For future reference, here is an overview of the compile time and runtime of all versions that I checked:
# JAX v0.4.31
Compile time: 7.672
Run time: 2.067
# JAX v0.5.0
Compile time: 13.620
Run time: 11.293
# JAX v0.6.0
Compile time: 3.9083
Run time: 2.384
# JAX v0.6.3.20250618, jaxlib v0.6.3.20250619 (nightly)
Compile time: 3.5977
Run time: 1.5199
Cheers Michael
I confirm that v0.6.3 is a solid improvements, well done! Can you please tell us what was changed? Is it the scan? the float64? Is it also fixing this issue? Thanks
Thank you both for testing!
Can you please tell us what was changed? Is it the scan? the float64?
The main change I'm aware of was to make the exponential function on float64 much faster. @ezhulenev would know if there were also other changes that would have helped here.
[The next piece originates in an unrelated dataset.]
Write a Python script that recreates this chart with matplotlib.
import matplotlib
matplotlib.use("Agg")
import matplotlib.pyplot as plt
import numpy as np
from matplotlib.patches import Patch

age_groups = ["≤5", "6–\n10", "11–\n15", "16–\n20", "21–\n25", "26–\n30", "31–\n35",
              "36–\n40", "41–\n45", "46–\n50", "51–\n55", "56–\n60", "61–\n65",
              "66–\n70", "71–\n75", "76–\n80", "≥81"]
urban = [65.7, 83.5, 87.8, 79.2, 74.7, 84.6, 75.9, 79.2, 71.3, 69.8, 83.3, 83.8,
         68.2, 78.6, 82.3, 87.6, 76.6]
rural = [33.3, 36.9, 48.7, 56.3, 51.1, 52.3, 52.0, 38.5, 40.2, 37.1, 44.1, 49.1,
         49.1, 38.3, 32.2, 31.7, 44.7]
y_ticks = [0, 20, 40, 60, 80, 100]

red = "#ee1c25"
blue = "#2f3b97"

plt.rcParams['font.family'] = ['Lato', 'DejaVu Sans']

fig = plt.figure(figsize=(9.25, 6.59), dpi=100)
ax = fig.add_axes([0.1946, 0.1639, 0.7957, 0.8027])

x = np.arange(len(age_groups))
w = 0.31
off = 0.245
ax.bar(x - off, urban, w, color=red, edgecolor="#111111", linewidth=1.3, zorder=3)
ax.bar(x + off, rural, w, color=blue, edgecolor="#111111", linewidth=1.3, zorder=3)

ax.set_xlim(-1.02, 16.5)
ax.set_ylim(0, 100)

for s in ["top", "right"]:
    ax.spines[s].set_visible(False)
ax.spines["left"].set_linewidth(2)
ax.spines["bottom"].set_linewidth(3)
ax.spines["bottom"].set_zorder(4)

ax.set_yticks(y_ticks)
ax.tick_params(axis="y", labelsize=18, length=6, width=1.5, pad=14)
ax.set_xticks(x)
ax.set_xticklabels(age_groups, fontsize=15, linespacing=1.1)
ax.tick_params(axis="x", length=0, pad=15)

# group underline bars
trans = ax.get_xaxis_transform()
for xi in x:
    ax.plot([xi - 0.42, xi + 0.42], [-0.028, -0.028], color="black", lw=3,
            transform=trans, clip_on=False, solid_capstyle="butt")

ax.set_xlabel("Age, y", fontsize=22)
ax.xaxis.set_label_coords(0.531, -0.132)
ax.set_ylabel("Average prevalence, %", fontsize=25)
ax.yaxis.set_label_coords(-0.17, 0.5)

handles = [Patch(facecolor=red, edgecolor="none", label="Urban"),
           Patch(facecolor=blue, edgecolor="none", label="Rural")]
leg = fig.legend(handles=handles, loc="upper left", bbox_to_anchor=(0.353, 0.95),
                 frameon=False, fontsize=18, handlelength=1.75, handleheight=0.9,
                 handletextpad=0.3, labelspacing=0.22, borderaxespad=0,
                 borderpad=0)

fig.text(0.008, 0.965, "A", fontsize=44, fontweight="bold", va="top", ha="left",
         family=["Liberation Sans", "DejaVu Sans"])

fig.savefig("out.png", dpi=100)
Is it also fixing https://github.com/jax-ml/jax/issues/26021?
I don't see any exp in the hlo for this issue, so probably not.
Can we close this bug? Is everything filed here addressed?
For my side it can be closed.
Same here: for me it can be closed. Thanks
Unfortunately, I noticed that computing the gradient of my model is still experiencing a large performance regression compared to v0.4.31 on CPU. I tested multiple versions (0.4.35, 0.6.0, 0.7.1) and all of them are slower than v0.4.31. However, the most recent JAX version, 0.7.1, is particularly slow at computing the gradient: about 8x slower than v0.4.31. Below are the HLOs:
Any ideas? Thank you very much for your help! Michael
@WillFroom @ezhulenev ptal at @michaeldeistler 's repro?
Hi @michaeldeistler, the particular slow down in 0.7.1 looks like the same root cause as #31284, which I have a in-flight fix for here: https://github.com/openxla/xla/pull/30679, I will look into the remaining slowdown vs v0.4.31
Perfect, thanks! Let me know if HLOs of intermediate JAX versions (e.g., 0.6.0, 0.4.35,...) would be useful.